Le secteur de l’eau et de l’électricité au Gabon est confronté à une crise financière sans précédent. Un audit présenté en Conseil des ministres le 4 décembre a mis au jour un déficit stupéfiant de 84,7 milliards de FCFA dans la province de l’Estuaire, la plus peuplée du pays.
Ce gouffre financier, qui équivaut à des mois de recettes publiques, illustre les limites d’un système miné par la fraude et des défaillances de gestion, comme le révèlent des rapports successifs sur la Société d’Énergie et d’Eau du Gabon (SEEG).
Le cercle vicieux des impayés et des connexions illégales
Historiquement, la SEEG enregistre des pertes annuelles estimées entre 30 et 40 milliards de FCFA dues principalement à la fraude. Ces irrégularités incluent des connexions illégales, des manipulations de compteurs et des non-paiements massifs. Dans le Grand Libreville, les pertes mensuelles en électricité dépassent à elles seules les 2 milliards de FCFA.
Qualifié d’alarmant par les autorités, le déficit actuel découle d’une combinaison de facteurs : surfacturations systématiques, impayés accumulés et lacunes flagrantes dans le suivi des consommations. Ces pratiques compromettent gravement la fiabilité des services publics.
La population en première ligne
Les répercussions de cette crise frappent directement les citoyens. Dans l’Estuaire, les habitants subissent des délestages intempestifs et reçoivent des factures déconnectées de leur consommation réelle. Les associations de consommateurs, qui dénoncent les coupures fréquentes et les factures gonflées qui plombent les budgets familiaux, réclament une transparence accrue sur l’allocation des fonds et une rectification rapide des erreurs facturielles.
Ce trou financier colossal pèse lourdement sur l’économie nationale. Il compromet les investissements nécessaires dans les services essentiels et alimente une dette record de la SEEG. La société a d’ailleurs récemment lancé un ultimatum à ses abonnés pour la régularisation de leurs arriérés.
L’analyste économiste Gyslain Mapangou Mapangou met en garde : « Ces écarts révèlent un manque de transparence et de contrôle dans le système de facturation actuel. Il est urgent de renforcer le suivi des consommations et de moderniser les compteurs afin d’assurer que chaque citoyen paie exactement ce qu’il doit, tout en protégeant les finances publiques. »
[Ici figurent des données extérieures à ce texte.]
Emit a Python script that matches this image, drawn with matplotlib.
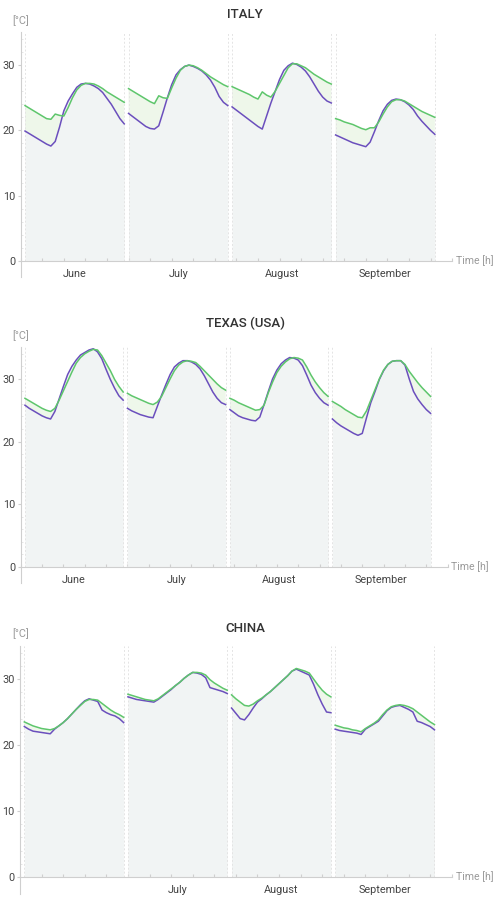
import numpy as np
import matplotlib.pyplot as plt

plt.rcParams['font.family'] = ['Roboto', 'DejaVu Sans']

# four representative days, 24 hourly values each
months = ['June', 'July', 'August', 'September']
hours = np.arange(1, 25)

italy_purple = [19.9, 19.5, 19.1, 18.7, 18.3, 17.9, 17.6, 18.3, 20.5, 23.0, 24.5, 25.6, 26.6, 27.1, 27.2, 27.1, 26.8, 26.4, 25.8, 24.9, 24.0, 22.9, 21.8, 21.0,
                22.6, 22.1, 21.6, 21.1, 20.6, 20.3, 20.2, 20.7, 22.8, 25.0, 27.0, 28.5, 29.3, 29.8, 30.0, 29.8, 29.5, 29.1, 28.5, 27.7, 26.6, 25.2, 24.3, 23.8,
                23.6, 23.1, 22.6, 22.1, 21.6, 21.1, 20.6, 20.2, 22.2, 24.2, 26.0, 27.8, 29.2, 29.9, 30.3, 30.1, 29.7, 29.1, 28.2, 27.1, 26.0, 25.1, 24.5, 24.2,
                19.3, 19.0, 18.7, 18.4, 18.1, 17.9, 17.7, 17.5, 18.2, 19.8, 21.5, 23.0, 24.0, 24.6, 24.8, 24.7, 24.4, 23.9, 23.2, 22.2, 21.4, 20.7, 20.0, 19.4]
italy_green = [23.8, 23.4, 23.0, 22.6, 22.2, 21.8, 21.7, 22.5, 22.3, 22.2, 23.5, 25.0, 26.2, 26.9, 27.2, 27.2, 27.1, 26.8, 26.4, 25.9, 25.5, 25.1, 24.7, 24.3,
               26.4, 26.0, 25.6, 25.2, 24.8, 24.4, 24.1, 25.3, 25.0, 24.9, 26.5, 28.0, 29.2, 29.8, 30.0, 29.9, 29.6, 29.2, 28.7, 28.2, 27.8, 27.4, 27.0, 26.7,
               26.7, 26.4, 26.1, 25.8, 25.5, 25.1, 24.8, 25.9, 25.4, 25.1, 26.0, 27.2, 28.4, 29.6, 30.2, 30.2, 29.9, 29.6, 29.1, 28.6, 28.2, 27.8, 27.4, 27.1,
               21.8, 21.6, 21.3, 21.1, 20.9, 20.6, 20.3, 20.1, 20.4, 20.4, 21.3, 22.5, 23.6, 24.4, 24.7, 24.7, 24.5, 24.1, 23.7, 23.3, 22.9, 22.6, 22.3, 22.0]

texas_purple = [25.8, 25.3, 24.9, 24.5, 24.1, 23.8, 23.6, 24.8, 26.8, 28.8, 30.7, 32.0, 33.0, 33.8, 34.2, 34.6, 34.8, 34.3, 33.2, 31.5, 29.9, 28.5, 27.3, 26.6,
                25.3, 24.9, 24.6, 24.3, 24.1, 23.9, 23.8, 25.6, 27.4, 29.1, 30.7, 31.9, 32.5, 32.9, 32.9, 32.7, 32.3, 31.6, 30.5, 29.2, 27.9, 26.9, 26.2, 25.9,
                25.1, 24.6, 24.1, 23.8, 23.6, 23.4, 23.3, 23.9, 25.9, 28.0, 30.0, 31.4, 32.4, 33.0, 33.4, 33.3, 33.0, 32.1, 30.6, 29.0, 27.8, 26.9, 26.2, 25.8,
                23.6, 23.0, 22.5, 22.1, 21.7, 21.3, 21.0, 21.3, 23.8, 26.2, 28.0, 29.9, 31.3, 32.3, 32.8, 32.9, 32.9, 32.2, 30.0, 28.0, 26.8, 25.9, 25.1, 24.5]
texas_green = [26.9, 26.5, 26.1, 25.7, 25.3, 25.0, 24.8, 25.3, 26.6, 28.1, 29.6, 31.1, 32.5, 33.4, 34.0, 34.4, 34.7, 34.6, 33.7, 32.5, 31.3, 29.9, 28.8, 27.9,
               27.7, 27.3, 27.0, 26.7, 26.4, 26.1, 25.9, 26.3, 27.2, 28.6, 30.0, 31.3, 32.2, 32.7, 32.9, 32.8, 32.6, 32.0, 31.3, 30.6, 29.9, 29.2, 28.6, 28.2,
               26.9, 26.6, 26.2, 25.9, 25.6, 25.3, 25.0, 25.1, 25.8, 27.8, 29.5, 31.0, 32.0, 32.7, 33.2, 33.4, 33.3, 33.0, 31.9, 30.6, 29.5, 28.6, 27.8, 27.2,
               26.4, 26.0, 25.6, 25.1, 24.7, 24.3, 23.9, 23.8, 24.9, 26.6, 28.3, 30.0, 31.4, 32.3, 32.8, 32.9, 32.9, 32.3, 31.2, 30.3, 29.4, 28.6, 27.9, 27.2]

china_purple = [22.8, 22.4, 22.1, 22.0, 21.9, 21.8, 21.7, 22.4, 22.9, 23.4, 24.0, 24.7, 25.4, 26.1, 26.7, 27.0, 26.8, 26.6, 25.3, 24.9, 24.6, 24.4, 24.0, 23.4,
                27.3, 27.1, 26.9, 26.8, 26.7, 26.6, 26.5, 26.9, 27.4, 27.9, 28.4, 29.0, 29.5, 30.1, 30.6, 31.0, 30.9, 30.7, 30.2, 28.7, 28.5, 28.3, 28.1, 27.8,
                25.6, 24.8, 24.0, 23.8, 24.6, 25.6, 26.5, 27.0, 27.6, 28.1, 28.7, 29.3, 29.9, 30.5, 31.2, 31.5, 31.2, 30.9, 30.6, 29.2, 27.6, 26.2, 25.0, 24.9,
                22.4, 22.2, 22.1, 22.0, 21.9, 21.8, 21.6, 22.4, 22.8, 23.2, 23.6, 24.4, 25.2, 25.7, 25.9, 26.0, 25.7, 25.4, 25.0, 23.6, 23.4, 23.1, 22.8, 22.3]
china_green = [23.5, 23.2, 22.9, 22.7, 22.5, 22.4, 22.3, 22.5, 22.9, 23.4, 24.0, 24.7, 25.4, 26.0, 26.6, 26.9, 26.9, 26.8, 26.3, 25.8, 25.3, 24.9, 24.6, 24.2,
               27.7, 27.5, 27.3, 27.1, 26.9, 26.8, 26.7, 27.0, 27.5, 28.0, 28.5, 29.0, 29.5, 30.1, 30.6, 31.0, 31.0, 30.9, 30.6, 29.9, 29.4, 29.0, 28.6, 28.3,
               27.6, 27.0, 26.5, 26.0, 25.9, 26.2, 26.7, 27.1, 27.6, 28.1, 28.7, 29.3, 29.9, 30.5, 31.2, 31.6, 31.4, 31.2, 30.9, 30.0, 29.1, 28.3, 27.7, 27.3,
               23.0, 22.8, 22.6, 22.5, 22.3, 22.2, 22.0, 22.5, 22.9, 23.3, 23.8, 24.6, 25.3, 25.8, 26.0, 26.1, 26.0, 25.8, 25.5, 25.0, 24.5, 24.0, 23.5, 23.1]

purple = '#6b4fbd'
green = '#5ec66c'
fill_grey = '#f1f4f4'
fill_green = '#eef7ea'
axis_grey = '#cfcfcf'

fig = plt.figure(figsize=(4.93, 8.97), dpi=100)

# title, purple series, green series, axes rect, month labels shown, title y (px from top)
panels = [
    ('ITALY', italy_purple, italy_green, [0.042, 0.6909, 0.875, 0.2729], months, 15),
    ('TEXAS (USA)', texas_purple, texas_green, [0.042, 0.3504, 0.866, 0.2622], months, 323),
    ('CHINA', china_purple, china_green, [0.0406, 0.0039, 0.8757, 0.2759], ['', 'July', 'August', 'September'], 628),
]

for title, p_vals, g_vals, rect, labels, title_y in panels:
    ax = fig.add_axes(rect)
    p_vals = np.array(p_vals)
    g_vals = np.array(g_vals)
    for d in range(4):
        x = hours + 24 * d
        p = p_vals[24 * d:24 * d + 24]
        g = g_vals[24 * d:24 * d + 24]
        ax.fill_between(x, 0, p, color=fill_grey, lw=0)
        ax.fill_between(x, p, g, where=g > p, interpolate=True, color=fill_green, lw=0)
        ax.vlines([x[0], x[-1]], 0, 35, colors='#e4e4e4', linestyles=(0, (2, 2)), lw=0.7)
        ax.plot(x, p, color=purple, lw=1.1)
        ax.plot(x, g, color=green, lw=1.1)
        if labels[d]:
            ax.text(x[0] + 11.5, -2.0, labels[d], ha='center', va='center',
                    fontsize=7.8, color='#444444')

    ax.set_xlim(0, 100)
    ax.set_ylim(-2.5, 35)
    for s in ['top', 'right']:
        ax.spines[s].set_visible(False)
    ax.spines['bottom'].set_position(('data', 0))
    ax.spines['bottom'].set_color(axis_grey)
    ax.spines['left'].set_color(axis_grey)
    ax.spines['bottom'].set_linewidth(0.8)
    ax.spines['left'].set_linewidth(0.8)

    ax.set_xticks(np.arange(0, 101, 5))
    ax.set_xticklabels([])
    ax.tick_params(axis='x', direction='in', length=2, color=axis_grey)
    ax.set_yticks([0, 10, 20, 30])
    ax.set_yticks(np.arange(0, 35, 2), minor=True)
    ax.tick_params(axis='y', length=2, color=axis_grey, labelsize=7.8,
                   labelcolor='#444444', pad=2)
    ax.tick_params(axis='y', which='minor', direction='in', length=1.5, color='#e2e2e2')

    ax.text(100.9, 0, 'Time [h]', ha='left', va='center', fontsize=7.6,
            color='#9a9a9a', clip_on=False)
    top_px = (1 - rect[1] - rect[3]) * 897
    fig.text(12 / 493, 1 - (top_px - 12) / 897, '[°C]', ha='left', va='center',
             fontsize=7.8, color='#9a9a9a')
    fig.text(245 / 493, 1 - title_y / 897, title, ha='center', va='center',
             fontsize=9.5, color='#333333', fontweight='medium')

fig.savefig('out.png', dpi=100)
Le gouvernement promet des réformes
Pour contrer cette spirale, les autorités ont dévoilé un plan d’action. Il est prévu une révision exhaustive des factures pour traquer les surfacturations, une normalisation des comptes entre usagers et fournisseurs, des poursuites judiciaires contre les coupables de négligence ou de complicité, et l’instauration d’audits périodiques pour un contrôle accru.
Le ministre de l’Énergie et de l’Eau a également promis des protocoles plus sévères pour fiabiliser les prestations et regagner la confiance des Gabonais. La scission potentielle de la SEEG en entités distinctes (eau et énergie) est par ailleurs envisagée pour moderniser la gestion du secteur.